### WORK INSTRUCTIONS
Write out the listing from the line with "Recreate this image" to the line with "ReferenceLine, XAxis, YAxis", both lines included, exactly and nothing beyond. Leave pictures out.

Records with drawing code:

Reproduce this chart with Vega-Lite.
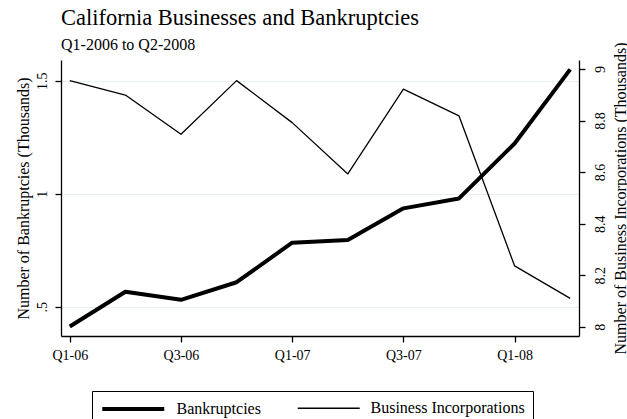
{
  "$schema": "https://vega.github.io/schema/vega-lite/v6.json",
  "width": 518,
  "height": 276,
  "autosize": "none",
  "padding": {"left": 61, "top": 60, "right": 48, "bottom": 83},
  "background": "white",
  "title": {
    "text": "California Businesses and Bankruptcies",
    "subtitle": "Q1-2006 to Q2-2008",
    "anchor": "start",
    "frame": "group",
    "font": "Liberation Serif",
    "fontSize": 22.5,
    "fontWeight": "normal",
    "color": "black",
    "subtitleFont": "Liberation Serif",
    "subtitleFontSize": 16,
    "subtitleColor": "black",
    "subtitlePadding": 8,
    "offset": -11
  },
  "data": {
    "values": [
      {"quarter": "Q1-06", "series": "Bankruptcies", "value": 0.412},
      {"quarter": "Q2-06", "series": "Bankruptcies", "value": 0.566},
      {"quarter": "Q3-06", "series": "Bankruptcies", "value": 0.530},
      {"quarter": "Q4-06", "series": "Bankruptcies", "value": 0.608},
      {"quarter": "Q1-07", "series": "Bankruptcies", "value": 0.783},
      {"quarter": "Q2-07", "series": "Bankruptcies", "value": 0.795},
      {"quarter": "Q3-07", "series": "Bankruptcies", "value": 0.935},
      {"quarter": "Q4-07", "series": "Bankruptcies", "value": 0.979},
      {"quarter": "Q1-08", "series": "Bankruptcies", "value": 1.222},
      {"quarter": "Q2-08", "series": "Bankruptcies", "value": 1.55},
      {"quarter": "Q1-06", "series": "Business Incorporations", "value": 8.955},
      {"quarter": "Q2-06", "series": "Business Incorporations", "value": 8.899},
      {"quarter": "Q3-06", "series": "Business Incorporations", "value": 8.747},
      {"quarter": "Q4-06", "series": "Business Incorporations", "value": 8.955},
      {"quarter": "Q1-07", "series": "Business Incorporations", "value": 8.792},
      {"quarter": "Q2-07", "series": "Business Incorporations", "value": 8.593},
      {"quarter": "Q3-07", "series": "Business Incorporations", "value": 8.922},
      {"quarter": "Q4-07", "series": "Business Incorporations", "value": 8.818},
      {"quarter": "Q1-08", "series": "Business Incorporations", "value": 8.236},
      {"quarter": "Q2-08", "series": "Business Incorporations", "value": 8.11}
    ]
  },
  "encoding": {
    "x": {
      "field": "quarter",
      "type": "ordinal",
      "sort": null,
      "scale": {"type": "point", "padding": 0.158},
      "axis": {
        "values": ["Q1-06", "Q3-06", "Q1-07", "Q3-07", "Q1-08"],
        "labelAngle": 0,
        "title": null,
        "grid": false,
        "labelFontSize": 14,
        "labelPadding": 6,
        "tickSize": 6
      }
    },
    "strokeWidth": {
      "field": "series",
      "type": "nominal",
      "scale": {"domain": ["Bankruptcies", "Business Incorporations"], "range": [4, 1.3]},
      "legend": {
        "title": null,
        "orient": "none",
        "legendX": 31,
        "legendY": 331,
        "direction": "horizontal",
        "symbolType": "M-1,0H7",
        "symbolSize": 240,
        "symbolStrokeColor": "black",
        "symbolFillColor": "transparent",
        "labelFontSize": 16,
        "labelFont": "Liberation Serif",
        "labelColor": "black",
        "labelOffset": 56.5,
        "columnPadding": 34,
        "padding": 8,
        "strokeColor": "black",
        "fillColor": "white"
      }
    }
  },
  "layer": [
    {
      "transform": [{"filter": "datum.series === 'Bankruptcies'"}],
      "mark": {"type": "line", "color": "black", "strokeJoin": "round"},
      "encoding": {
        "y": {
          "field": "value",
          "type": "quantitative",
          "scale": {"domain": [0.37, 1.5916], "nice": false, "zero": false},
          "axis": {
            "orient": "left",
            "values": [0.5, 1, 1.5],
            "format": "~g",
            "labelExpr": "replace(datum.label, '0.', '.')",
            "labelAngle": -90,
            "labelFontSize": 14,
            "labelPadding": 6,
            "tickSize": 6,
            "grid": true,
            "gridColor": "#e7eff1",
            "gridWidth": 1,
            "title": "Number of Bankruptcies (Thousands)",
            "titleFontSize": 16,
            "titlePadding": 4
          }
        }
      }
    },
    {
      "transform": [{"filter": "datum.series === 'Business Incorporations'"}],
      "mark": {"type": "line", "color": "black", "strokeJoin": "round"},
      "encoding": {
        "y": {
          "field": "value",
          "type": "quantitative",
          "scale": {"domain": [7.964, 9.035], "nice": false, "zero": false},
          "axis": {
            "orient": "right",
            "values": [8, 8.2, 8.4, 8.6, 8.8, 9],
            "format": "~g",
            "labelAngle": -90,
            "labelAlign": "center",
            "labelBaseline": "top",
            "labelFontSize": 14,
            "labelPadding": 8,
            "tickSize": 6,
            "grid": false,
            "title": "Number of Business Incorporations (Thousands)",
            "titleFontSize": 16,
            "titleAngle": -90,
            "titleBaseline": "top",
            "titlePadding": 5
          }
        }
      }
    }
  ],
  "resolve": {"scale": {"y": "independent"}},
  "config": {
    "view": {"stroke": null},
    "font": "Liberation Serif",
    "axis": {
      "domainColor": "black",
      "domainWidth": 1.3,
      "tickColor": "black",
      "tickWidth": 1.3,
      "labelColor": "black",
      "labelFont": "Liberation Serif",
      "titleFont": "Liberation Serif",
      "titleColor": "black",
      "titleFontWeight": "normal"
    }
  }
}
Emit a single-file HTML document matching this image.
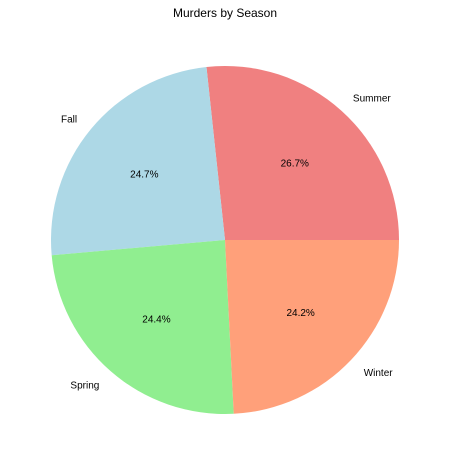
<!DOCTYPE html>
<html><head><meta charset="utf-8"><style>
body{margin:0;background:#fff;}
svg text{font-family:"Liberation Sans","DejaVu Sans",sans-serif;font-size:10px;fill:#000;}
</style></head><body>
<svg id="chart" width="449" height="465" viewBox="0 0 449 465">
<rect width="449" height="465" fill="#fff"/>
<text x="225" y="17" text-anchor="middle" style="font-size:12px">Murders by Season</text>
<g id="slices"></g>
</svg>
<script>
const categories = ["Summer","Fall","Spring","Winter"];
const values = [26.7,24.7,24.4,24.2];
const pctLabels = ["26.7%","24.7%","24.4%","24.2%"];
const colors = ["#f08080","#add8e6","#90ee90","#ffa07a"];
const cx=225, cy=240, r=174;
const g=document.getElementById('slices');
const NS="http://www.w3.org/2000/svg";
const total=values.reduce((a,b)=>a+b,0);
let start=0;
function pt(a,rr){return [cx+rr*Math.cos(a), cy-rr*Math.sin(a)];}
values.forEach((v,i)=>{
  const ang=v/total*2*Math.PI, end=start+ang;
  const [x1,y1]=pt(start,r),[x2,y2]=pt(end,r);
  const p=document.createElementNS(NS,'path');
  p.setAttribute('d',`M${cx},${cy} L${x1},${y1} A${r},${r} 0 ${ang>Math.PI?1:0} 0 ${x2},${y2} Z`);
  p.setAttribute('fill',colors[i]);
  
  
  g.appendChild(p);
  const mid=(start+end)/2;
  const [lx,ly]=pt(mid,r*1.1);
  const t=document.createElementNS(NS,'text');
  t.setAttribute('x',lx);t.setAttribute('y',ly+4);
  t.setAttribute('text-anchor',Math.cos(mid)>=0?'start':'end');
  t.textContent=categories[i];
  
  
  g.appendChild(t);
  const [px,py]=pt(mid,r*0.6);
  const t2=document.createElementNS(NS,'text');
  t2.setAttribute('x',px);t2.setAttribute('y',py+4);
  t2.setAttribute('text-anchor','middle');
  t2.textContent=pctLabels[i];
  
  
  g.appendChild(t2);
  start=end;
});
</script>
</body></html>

* * *

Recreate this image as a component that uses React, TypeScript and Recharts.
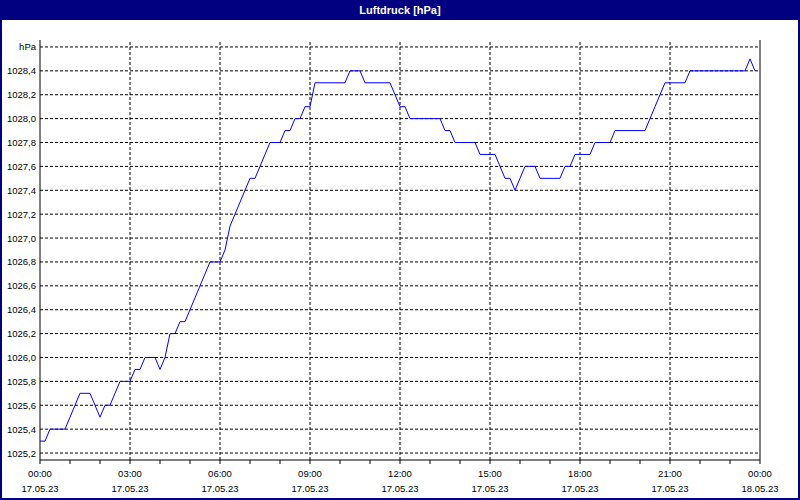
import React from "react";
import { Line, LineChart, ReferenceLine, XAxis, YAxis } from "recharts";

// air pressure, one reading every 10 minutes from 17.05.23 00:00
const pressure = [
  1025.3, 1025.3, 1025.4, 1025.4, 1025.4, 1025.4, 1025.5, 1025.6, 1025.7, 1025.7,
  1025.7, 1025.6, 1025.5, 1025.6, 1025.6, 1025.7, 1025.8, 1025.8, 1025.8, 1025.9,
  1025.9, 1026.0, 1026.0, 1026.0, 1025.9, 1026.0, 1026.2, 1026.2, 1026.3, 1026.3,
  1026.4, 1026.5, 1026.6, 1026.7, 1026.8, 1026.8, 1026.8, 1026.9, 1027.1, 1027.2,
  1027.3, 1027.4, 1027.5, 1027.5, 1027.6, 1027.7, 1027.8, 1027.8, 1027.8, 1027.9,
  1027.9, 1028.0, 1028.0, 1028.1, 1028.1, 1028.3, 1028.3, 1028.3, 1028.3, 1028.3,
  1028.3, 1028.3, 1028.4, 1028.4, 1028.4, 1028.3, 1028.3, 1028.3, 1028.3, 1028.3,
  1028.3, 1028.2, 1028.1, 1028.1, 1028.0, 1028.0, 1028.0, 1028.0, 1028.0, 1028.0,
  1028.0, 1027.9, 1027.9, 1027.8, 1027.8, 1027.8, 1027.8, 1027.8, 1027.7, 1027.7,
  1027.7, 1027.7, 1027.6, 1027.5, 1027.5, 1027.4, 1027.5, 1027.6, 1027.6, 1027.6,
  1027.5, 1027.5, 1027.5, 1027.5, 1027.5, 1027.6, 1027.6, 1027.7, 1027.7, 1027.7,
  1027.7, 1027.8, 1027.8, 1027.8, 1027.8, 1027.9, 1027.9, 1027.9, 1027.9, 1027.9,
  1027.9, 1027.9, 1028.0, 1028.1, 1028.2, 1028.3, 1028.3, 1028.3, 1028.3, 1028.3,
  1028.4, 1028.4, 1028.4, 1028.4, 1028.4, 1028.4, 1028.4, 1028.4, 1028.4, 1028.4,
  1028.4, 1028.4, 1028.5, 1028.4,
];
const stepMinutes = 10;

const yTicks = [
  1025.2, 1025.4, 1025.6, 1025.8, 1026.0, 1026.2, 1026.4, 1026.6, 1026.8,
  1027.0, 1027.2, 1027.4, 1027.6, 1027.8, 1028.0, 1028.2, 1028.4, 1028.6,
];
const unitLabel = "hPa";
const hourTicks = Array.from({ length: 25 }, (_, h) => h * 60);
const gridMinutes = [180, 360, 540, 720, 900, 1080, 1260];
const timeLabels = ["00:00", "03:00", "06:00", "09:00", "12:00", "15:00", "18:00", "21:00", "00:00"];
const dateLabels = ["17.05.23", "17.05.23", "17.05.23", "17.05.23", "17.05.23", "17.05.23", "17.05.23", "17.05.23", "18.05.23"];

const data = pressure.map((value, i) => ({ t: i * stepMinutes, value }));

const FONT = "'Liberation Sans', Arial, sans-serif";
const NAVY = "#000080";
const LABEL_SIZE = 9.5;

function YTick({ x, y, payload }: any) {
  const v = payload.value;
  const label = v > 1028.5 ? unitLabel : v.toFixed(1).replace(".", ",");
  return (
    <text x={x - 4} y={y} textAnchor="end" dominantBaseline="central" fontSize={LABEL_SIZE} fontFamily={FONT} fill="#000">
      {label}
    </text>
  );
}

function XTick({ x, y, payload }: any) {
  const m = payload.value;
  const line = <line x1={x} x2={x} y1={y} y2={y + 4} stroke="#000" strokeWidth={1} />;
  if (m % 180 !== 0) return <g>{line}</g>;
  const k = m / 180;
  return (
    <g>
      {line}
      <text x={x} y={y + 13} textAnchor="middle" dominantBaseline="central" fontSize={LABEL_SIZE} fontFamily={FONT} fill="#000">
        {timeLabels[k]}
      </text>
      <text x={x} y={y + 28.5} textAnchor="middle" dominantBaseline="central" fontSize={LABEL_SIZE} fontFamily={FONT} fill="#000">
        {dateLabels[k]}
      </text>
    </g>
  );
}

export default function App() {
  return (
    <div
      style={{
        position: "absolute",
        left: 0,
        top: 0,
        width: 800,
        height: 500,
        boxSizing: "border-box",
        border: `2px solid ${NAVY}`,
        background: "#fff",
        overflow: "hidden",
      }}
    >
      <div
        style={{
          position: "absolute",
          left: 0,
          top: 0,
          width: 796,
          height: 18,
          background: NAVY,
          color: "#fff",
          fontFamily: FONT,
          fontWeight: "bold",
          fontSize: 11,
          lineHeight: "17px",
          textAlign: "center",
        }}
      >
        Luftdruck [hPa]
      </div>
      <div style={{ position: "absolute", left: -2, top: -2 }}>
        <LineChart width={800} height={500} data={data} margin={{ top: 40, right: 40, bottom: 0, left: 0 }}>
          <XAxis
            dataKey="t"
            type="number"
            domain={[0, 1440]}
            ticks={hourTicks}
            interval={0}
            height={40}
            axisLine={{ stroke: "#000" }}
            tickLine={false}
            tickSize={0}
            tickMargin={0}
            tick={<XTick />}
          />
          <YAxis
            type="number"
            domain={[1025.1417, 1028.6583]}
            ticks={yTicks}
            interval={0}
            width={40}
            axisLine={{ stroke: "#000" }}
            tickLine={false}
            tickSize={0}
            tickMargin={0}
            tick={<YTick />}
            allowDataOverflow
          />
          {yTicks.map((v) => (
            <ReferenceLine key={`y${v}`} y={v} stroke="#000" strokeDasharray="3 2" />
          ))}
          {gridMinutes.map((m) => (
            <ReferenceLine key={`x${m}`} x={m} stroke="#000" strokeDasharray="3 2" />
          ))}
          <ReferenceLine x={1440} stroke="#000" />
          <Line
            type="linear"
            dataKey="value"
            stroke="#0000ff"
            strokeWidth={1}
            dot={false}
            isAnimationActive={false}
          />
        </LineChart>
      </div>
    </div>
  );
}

### EXERCISE SOLUTION
Recreate this image as a component that uses React, TypeScript and Recharts.
import React from "react";
import { Line, LineChart, ReferenceLine, XAxis, YAxis } from "recharts";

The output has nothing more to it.